Definition
An airport surface sign with a white inscription on a red background, displaying the runway designation followed by 'ILS' (for example, '15-33 ILS'), used to mark the holding position for the ILS critical area on a taxiway. When ILS approaches are in use in low-visibility conditions, aircraft and vehicles must hold short of this sign to keep clear of the protected area where their presence could distort the ILS localizer or glideslope signal being received by an arriving aircraft.
Plain English
A red-and-white sign on the taxiway that tells you to stop here when the instrument landing system is being used in poor weather, so your aircraft doesn't interfere with the radio signal guiding another aircraft down to the runway.
Context Anchor
Seen on taxiways near runways served by an Instrument Landing System, especially during low-visibility operations.
Derivation
Critical area' refers to the patch of ground near the ILS antennas where a metal object — like an aircraft or vehicle — can bend or reflect the radio beams enough to mislead an aircraft on approach.

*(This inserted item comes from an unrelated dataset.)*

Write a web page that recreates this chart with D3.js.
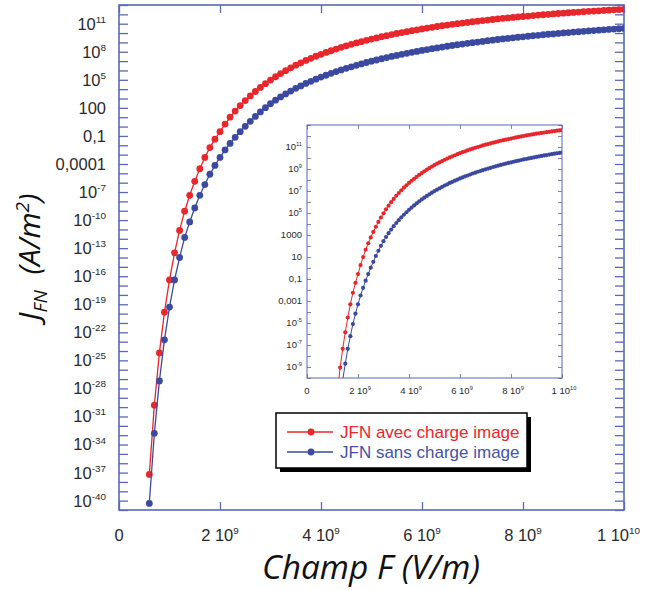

The sign marks where to stop to keep that area clear.
Why Pilots Care
Crossing this sign without clearance can distort the ILS localizer and glideslope signals, forcing arriving aircraft to execute missed approaches or lose precision guidance.
Grounding Statement
The sign marks a protected stopping point, not a parking spot or a general warning area.
Intuition Check
Do not read “critical area” as “dangerous area.” Here it means a protected signal area that must stay clear so the landing system works correctly.
Example Sentence 1
Tower instructed us to hold short at the ILS critical area holding position sign while the inbound aircraft completed its approach.
Example Sentence 2
During the taxi to runway 27, the crew stopped at the Ils Critical Area Holding Position Sign to protect the active ILS approach.